Among all cities with a population greater than 1,000, an average of about one-third (35.7%) of the total aid and credit loss is being recovered through a property tax increase. The cities with the largest aid and credit cuts have levied back the smallest portion of their cuts in 2010. Cities with aid in credit cuts in excess of 20 percent of the 2009 levy are on average levying back slightly less than 25 percent of their lost aid and credit revenue through property tax increases. The remaining 75 percent of the cut is being dealt with through budget measures, including cuts in city services and infrastructure investments.
This information shows that local elected officials are sensitive to the impact of property tax increases upon their constituents.
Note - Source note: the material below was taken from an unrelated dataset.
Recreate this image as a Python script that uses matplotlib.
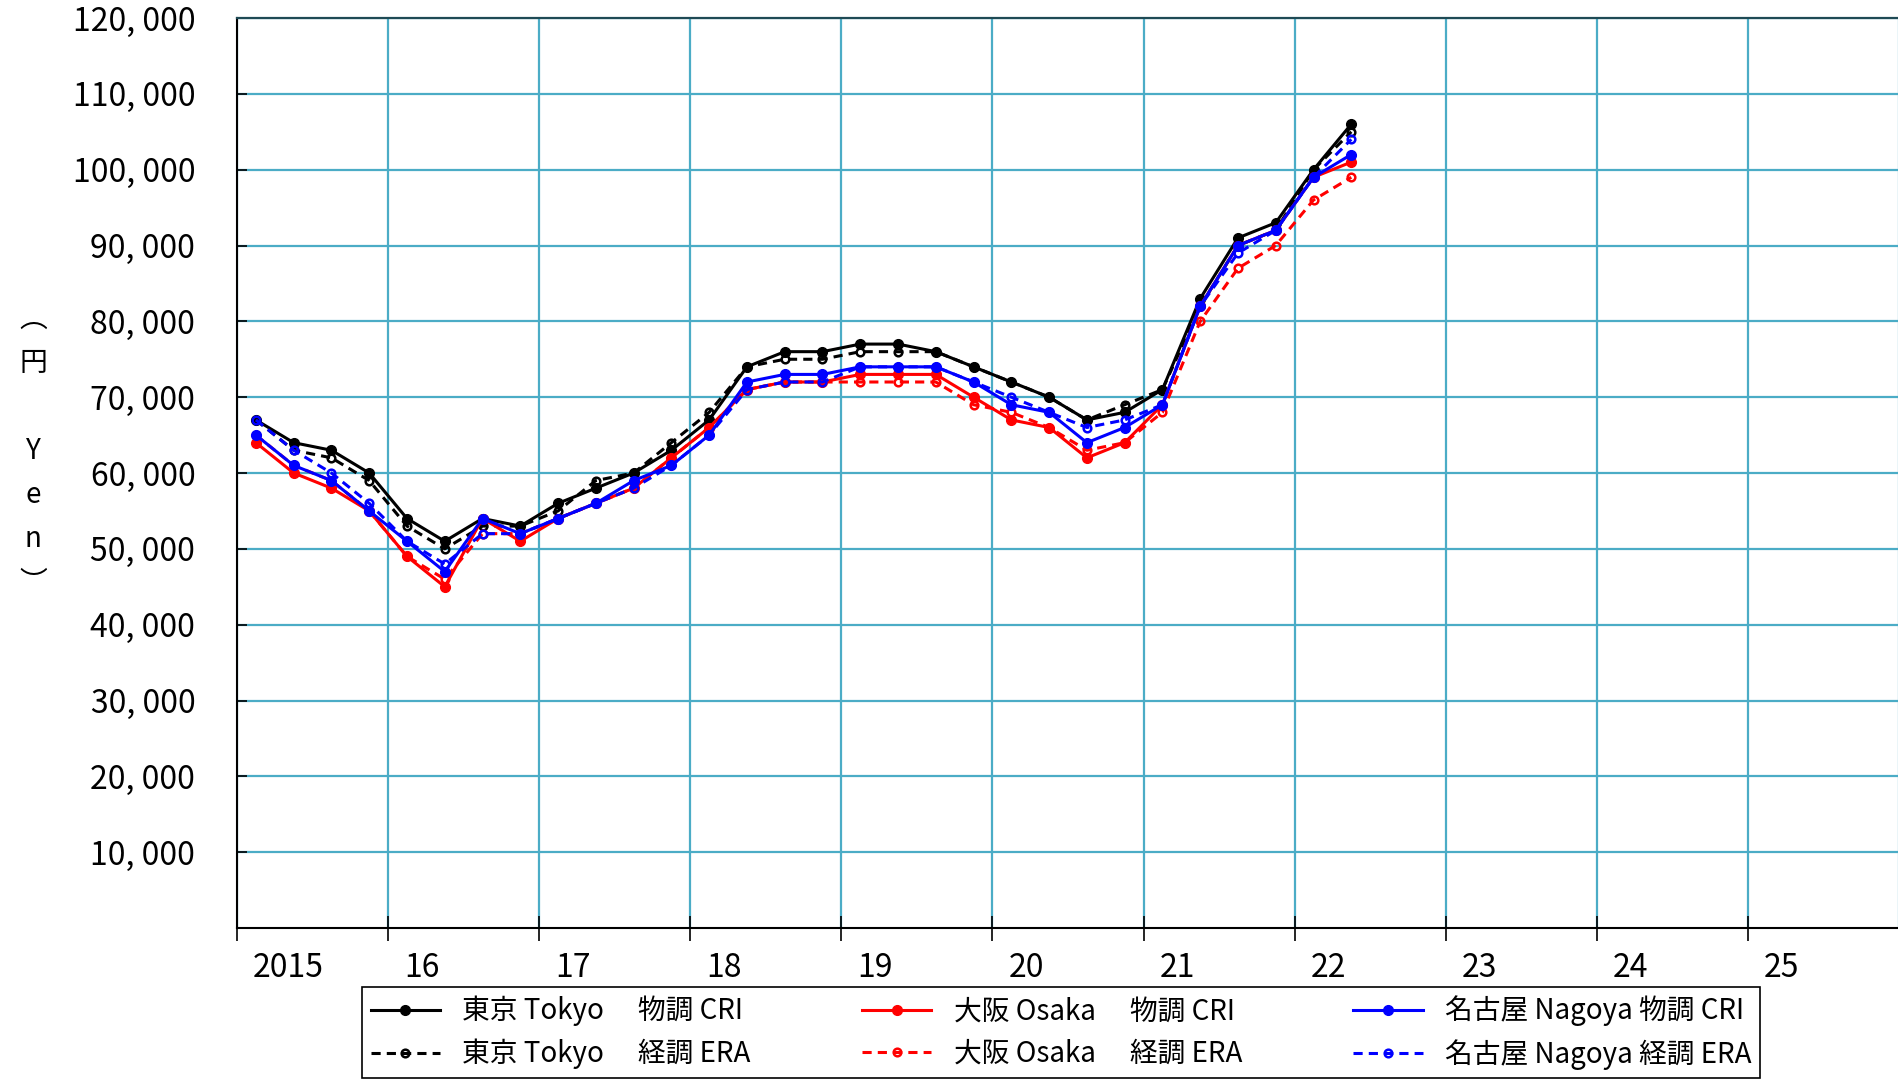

The property tax is a regressive tax that falls most heavily on those families with the least ability to pay; cities with the largest cuts are dealing with the largest portion of their revenue loss in a way that does not involve further burdening these low-income households. Even cities with the smallest losses (i.e., less than five percent of their 2009 levy) are not on average fully restoring their aid and credit cuts through property tax increases.
However, given the magnitude of the revenue losses imposed on cities through recent unallotments combined with the large erosion in real per capita state revenue shared with cities in preceding years, some property tax increases are unavoidable.
Still more bad news is that investment in public safety, streets, parks, and other city services and infrastructure will be cut even further. The real per capita revenue of Minnesota cities has fallen by over 12 percent during the course of the current decade. Even before these cuts, the per capita spending of Minnesota cities was below the average for all U.S. cities. These cuts cannot go on indefinitely without endangering Minnesota’s quality of life.
Everyone knows that budget cuts will have to be made by all levels of government in response to the state’s recurring budget crisis. However, there is no reason why a disproportionate share of the sacrifice must continue to be foisted on Minnesota local governments and low-income families. In addressing the current budget crisis, increases in progressive revenues–such as the income tax–must be on the table.